В связи с этим любопытным стало прочтение, казалось бы, устоявшегося исторического и социально-экономического термина «класс». Данное понятие было реконструировано как политический историизированный термин, а не принято к рассмотрению в качестве объективной онтологической реальности социального мира[70]. Класс трактовался не как объективная, а как потенциальная структура, которая может быть мобилизована посредством языка. Иными словами, класс из анализируемого явления превращался в аналитический инструмент для исследования языка политической борьбы. Последний определял условия политических коалиций различных социальных групп. Такое понимание политического языка делало его не столько набором речевых конструкций, сколько «средством производства» смыслов. Поэтому утверждалось, что в развитии политических движений нужно искать не логику, а тактику, состоявшую в ситуативном поиске поддержки для достижения определенных целей с помощью мобилизующей силы идей.

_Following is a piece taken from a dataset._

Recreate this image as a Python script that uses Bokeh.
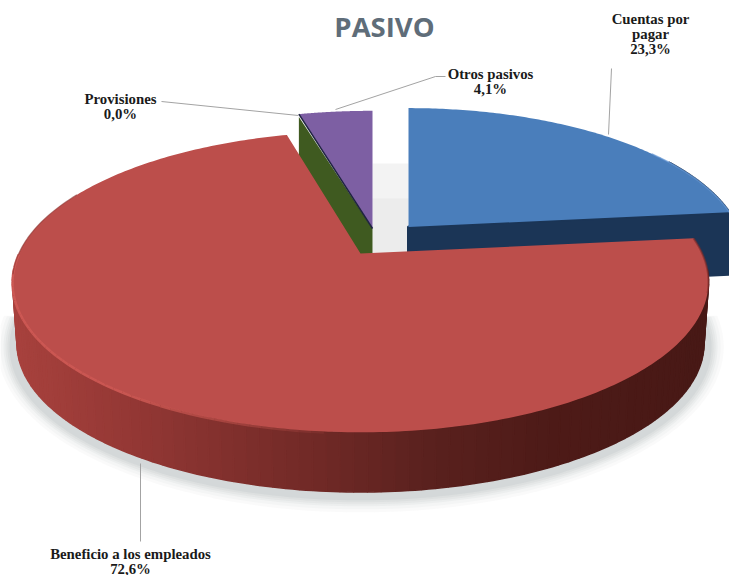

Попытка реконструкции концепта «класс» в терминах дискурсивной, а не онтологической реальности подразумевает, что язык класса основан на особенностях политического контекста. В связи с этим ход исторического процесса, по сути, должен быть заново переосмыслен, так как историческое профессиональное сообщество традиционно использовало такие концепты, как «опыт» и «сознание», вне всякой проблематизации природы языка как такового [Jones, 1983, р. 1–24]. Историки, как правило, трактовали язык как некую инертную среду посредничества, через которую происходил обмен «опытом» и в которой формировалось «классовое сознание» как выражение бытия класса. Последнее было некоторой производной социально-экономических факторов, задававших классовую позицию. Тем самым зачастую в неявной форме (за исключением марксизма) постулировалось априорное предположение, что уже существующие интересы находили на политической арене свое рациональное выражение. Если же снять очевидное допущение о языковой среде как инертном медиаторе исторического процесса, то это в корне изменит понимание политического процесса вообще и трактовку взаимоотношений «большой тройки» идеологий (либерализма, консерватизма, социализма) в частности.